INSTRUCTIONS FOR THE TASK:
Output the full listing below exactly, without the pictures.
•••
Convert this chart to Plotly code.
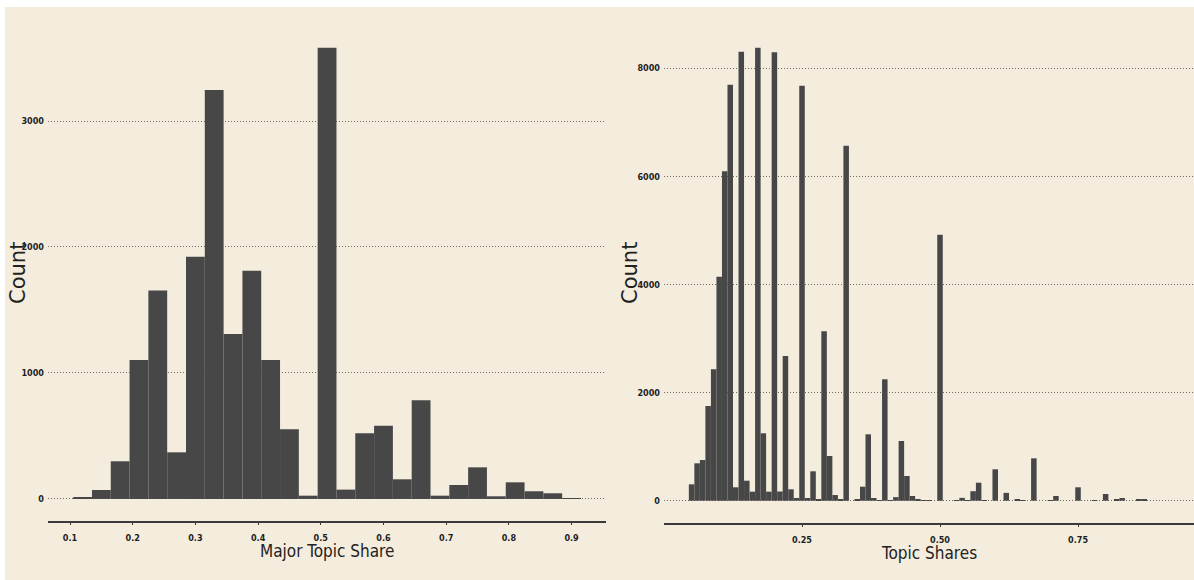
import plotly.graph_objects as go
import numpy as np

W, H = 1194, 580

# ---------------- data ----------------
# Left histogram: Major Topic Share, bin width 0.03, first bin centred at 0.12
major_bin_start = 0.12
major_bin_width = 0.03
major_counts = [13, 71, 299, 1103, 1655, 370, 1923, 3246, 1310, 1812, 1103, 553,
                26, 3582, 74, 521, 582, 156, 783, 26, 111, 251, 21, 132, 61, 45, 5]

# Right histogram: Topic Shares, bin width 0.01, first bin centred at 0.05
topic_bin_start = 0.05
topic_bin_width = 0.01
topic_counts = [303, 692, 753, 1752, 2431, 4144, 6094, 7696, 248, 8306,
                370, 167, 8380, 1247, 167, 8295, 170, 2677, 211, 50,
                7678, 50, 544, 30, 3134, 827, 105, 20, 6568, 0,
                20, 259, 1228, 50, 10, 2246, 10, 66, 1104, 457,
                87, 31, 13, 13, 0, 4920, 0, 0, 13, 53,
                5, 176, 333, 13, 0, 581, 0, 145, 0, 15,
                10, 0, 784, 0, 0, 10, 87, 0, 0, 0,
                248, 0, 0, 13, 0, 124, 0, 20, 50, 0,
                0, 15, 15]

left_xticks = [0.1, 0.2, 0.3, 0.4, 0.5, 0.6, 0.7, 0.8, 0.9]
left_xticklabels = ["0.1", "0.2", "0.3", "0.4", "0.5", "0.6", "0.7", "0.8", "0.9"]
left_yticks = [0, 1000, 2000, 3000]
right_xticks = [0.25, 0.50, 0.75]
right_xticklabels = ["0.25", "0.50", "0.75"]
right_yticks = [0, 2000, 4000, 6000, 8000]

left_xtitle = "Major Topic Share"
right_xtitle = "Topic Shares"
ytitle = "Count"

# ---------------- styling ----------------
BG = "#F4EDDE"
BAR = "#474747"
GRID = "#6f6a60"
AXIS = "#3a3a3a"
TICKFONT = dict(family="DejaVu Sans Condensed, DejaVu Sans, sans-serif", size=9, color="#1e1e1e", weight="bold")

major_x = np.round(major_bin_start + major_bin_width * np.arange(len(major_counts)), 4)
topic_x = np.round(topic_bin_start + topic_bin_width * np.arange(len(topic_counts)), 4)

fig = go.Figure()
fig.add_trace(go.Bar(x=major_x, y=major_counts, width=major_bin_width,
                     marker=dict(color=BAR, line=dict(width=0)),
                     xaxis="x", yaxis="y", showlegend=False))
fig.add_trace(go.Bar(x=topic_x, y=topic_counts, width=topic_bin_width,
                     marker=dict(color=BAR, line=dict(width=0)),
                     xaxis="x2", yaxis="y2", showlegend=False))

def px_x(p):
    return p / W

def px_y(p):
    return 1 - p / H

common_x = dict(showgrid=False, zeroline=False, showline=True, linecolor=AXIS, linewidth=2,
                ticks="outside", ticklen=2, tickcolor=AXIS, tickwidth=1,
                tickfont=TICKFONT, automargin=False, fixedrange=True)
common_y = dict(showgrid=True, gridcolor=GRID, gridwidth=1, griddash="1px,2px", zeroline=False,
                showline=False, ticks="", tickfont=TICKFONT, automargin=False,
                ticklabelstandoff=3, fixedrange=True)

fig.update_layout(
    width=W, height=H,
    margin=dict(l=0, r=0, t=0, b=0, pad=0),
    paper_bgcolor="white",
    plot_bgcolor="rgba(0,0,0,0)",
    barmode="overlay",
    xaxis=dict(domain=[px_x(48), px_x(606)], range=[0.0649, 0.9549], anchor="y",
               tickvals=left_xticks, ticktext=left_xticklabels, ticklabelstandoff=5, **common_x),
    yaxis=dict(domain=[px_y(521), px_y(25)], range=[-175, 3762], anchor="x",
               tickvals=left_yticks, **common_y),
    xaxis2=dict(domain=[px_x(664), 1.0], range=[0.0, 0.9601], anchor="y2",
                tickvals=right_xticks, ticktext=right_xticklabels, ticklabelstandoff=5, **common_x),
    yaxis2=dict(domain=[px_y(523.3), px_y(25)], range=[-418, 8800], anchor="x2",
                tickvals=right_yticks, **common_y),
    shapes=[dict(type="rect", xref="paper", yref="paper", x0=px_x(5), x1=1.0,
                 y0=0, y1=px_y(7), fillcolor=BG, line=dict(width=0), layer="below")],
    annotations=[
        dict(text=ytitle, xref="paper", yref="paper", x=px_x(18), y=px_y(273),
             textangle=-90, showarrow=False, xanchor="center", yanchor="middle",
             font=dict(family="DejaVu Sans, Verdana, sans-serif", size=21, color="#222222")),
        dict(text=ytitle, xref="paper", yref="paper", x=px_x(630), y=px_y(273),
             textangle=-90, showarrow=False, xanchor="center", yanchor="middle",
             font=dict(family="DejaVu Sans, Verdana, sans-serif", size=21, color="#222222")),
        dict(text=left_xtitle, xref="paper", yref="paper", x=px_x(327), y=px_y(551),
             showarrow=False, xanchor="center", yanchor="middle",
             font=dict(family="DejaVu Sans Condensed, DejaVu Sans, sans-serif", size=17, color="#222222")),
        dict(text=right_xtitle, xref="paper", yref="paper", x=px_x(929), y=px_y(553),
             showarrow=False, xanchor="center", yanchor="middle",
             font=dict(family="DejaVu Sans Condensed, DejaVu Sans, sans-serif", size=17, color="#222222")),
    ],
)

fig.write_html("out.html", config={"displayModeBar": False},
               post_script="document.body.style.margin='0px';document.body.style.overflow='hidden';")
•••
CORRECT RESULT:
Convert this chart to Plotly code.
import plotly.graph_objects as go
import numpy as np

W, H = 1194, 580

# ---------------- data ----------------
# Left histogram: Major Topic Share, bin width 0.03, first bin centred at 0.12
major_bin_start = 0.12
major_bin_width = 0.03
major_counts = [13, 71, 299, 1103, 1655, 370, 1923, 3246, 1310, 1812, 1103, 553,
                26, 3582, 74, 521, 582, 156, 783, 26, 111, 251, 21, 132, 61, 45, 5]

# Right histogram: Topic Shares, bin width 0.01, first bin centred at 0.05
topic_bin_start = 0.05
topic_bin_width = 0.01
topic_counts = [303, 692, 753, 1752, 2431, 4144, 6094, 7696, 248, 8306,
                370, 167, 8380, 1247, 167, 8295, 170, 2677, 211, 50,
                7678, 50, 544, 30, 3134, 827, 105, 20, 6568, 0,
                20, 259, 1228, 50, 10, 2246, 10, 66, 1104, 457,
                87, 31, 13, 13, 0, 4920, 0, 0, 13, 53,
                5, 176, 333, 13, 0, 581, 0, 145, 0, 15,
                10, 0, 784, 0, 0, 10, 87, 0, 0, 0,
                248, 0, 0, 13, 0, 124, 0, 20, 50, 0,
                0, 15, 15]

left_xticks = [0.1, 0.2, 0.3, 0.4, 0.5, 0.6, 0.7, 0.8, 0.9]
left_xticklabels = ["0.1", "0.2", "0.3", "0.4", "0.5", "0.6", "0.7", "0.8", "0.9"]
left_yticks = [0, 1000, 2000, 3000]
right_xticks = [0.25, 0.50, 0.75]
right_xticklabels = ["0.25", "0.50", "0.75"]
right_yticks = [0, 2000, 4000, 6000, 8000]

left_xtitle = "Major Topic Share"
right_xtitle = "Topic Shares"
ytitle = "Count"

# ---------------- styling ----------------
BG = "#F4EDDE"
BAR = "#474747"
GRID = "#6f6a60"
AXIS = "#3a3a3a"
TICKFONT = dict(family="DejaVu Sans Condensed, DejaVu Sans, sans-serif", size=9, color="#1e1e1e", weight="bold")

major_x = np.round(major_bin_start + major_bin_width * np.arange(len(major_counts)), 4)
topic_x = np.round(topic_bin_start + topic_bin_width * np.arange(len(topic_counts)), 4)

fig = go.Figure()
fig.add_trace(go.Bar(x=major_x, y=major_counts, width=major_bin_width,
                     marker=dict(color=BAR, line=dict(width=0)),
                     xaxis="x", yaxis="y", showlegend=False))
fig.add_trace(go.Bar(x=topic_x, y=topic_counts, width=topic_bin_width,
                     marker=dict(color=BAR, line=dict(width=0)),
                     xaxis="x2", yaxis="y2", showlegend=False))

def px_x(p):
    return p / W

def px_y(p):
    return 1 - p / H

common_x = dict(showgrid=False, zeroline=False, showline=True, linecolor=AXIS, linewidth=2,
                ticks="outside", ticklen=2, tickcolor=AXIS, tickwidth=1,
                tickfont=TICKFONT, automargin=False, fixedrange=True)
common_y = dict(showgrid=True, gridcolor=GRID, gridwidth=1, griddash="1px,2px", zeroline=False,
                showline=False, ticks="", tickfont=TICKFONT, automargin=False,
                ticklabelstandoff=3, fixedrange=True)

fig.update_layout(
    width=W, height=H,
    margin=dict(l=0, r=0, t=0, b=0, pad=0),
    paper_bgcolor="white",
    plot_bgcolor="rgba(0,0,0,0)",
    barmode="overlay",
    xaxis=dict(domain=[px_x(48), px_x(606)], range=[0.0649, 0.9549], anchor="y",
               tickvals=left_xticks, ticktext=left_xticklabels, ticklabelstandoff=5, **common_x),
    yaxis=dict(domain=[px_y(521), px_y(25)], range=[-175, 3762], anchor="x",
               tickvals=left_yticks, **common_y),
    xaxis2=dict(domain=[px_x(664), 1.0], range=[0.0, 0.9601], anchor="y2",
                tickvals=right_xticks, ticktext=right_xticklabels, ticklabelstandoff=5, **common_x),
    yaxis2=dict(domain=[px_y(523.3), px_y(25)], range=[-418, 8800], anchor="x2",
                tickvals=right_yticks, **common_y),
    shapes=[dict(type="rect", xref="paper", yref="paper", x0=px_x(5), x1=1.0,
                 y0=0, y1=px_y(7), fillcolor=BG, line=dict(width=0), layer="below")],
    annotations=[
        dict(text=ytitle, xref="paper", yref="paper", x=px_x(18), y=px_y(273),
             textangle=-90, showarrow=False, xanchor="center", yanchor="middle",
             font=dict(family="DejaVu Sans, Verdana, sans-serif", size=21, color="#222222")),
        dict(text=ytitle, xref="paper", yref="paper", x=px_x(630), y=px_y(273),
             textangle=-90, showarrow=False, xanchor="center", yanchor="middle",
             font=dict(family="DejaVu Sans, Verdana, sans-serif", size=21, color="#222222")),
        dict(text=left_xtitle, xref="paper", yref="paper", x=px_x(327), y=px_y(551),
             showarrow=False, xanchor="center", yanchor="middle",
             font=dict(family="DejaVu Sans Condensed, DejaVu Sans, sans-serif", size=17, color="#222222")),
        dict(text=right_xtitle, xref="paper", yref="paper", x=px_x(929), y=px_y(553),
             showarrow=False, xanchor="center", yanchor="middle",
             font=dict(family="DejaVu Sans Condensed, DejaVu Sans, sans-serif", size=17, color="#222222")),
    ],
)

fig.write_html("out.html", config={"displayModeBar": False},
               post_script="document.body.style.margin='0px';document.body.style.overflow='hidden';")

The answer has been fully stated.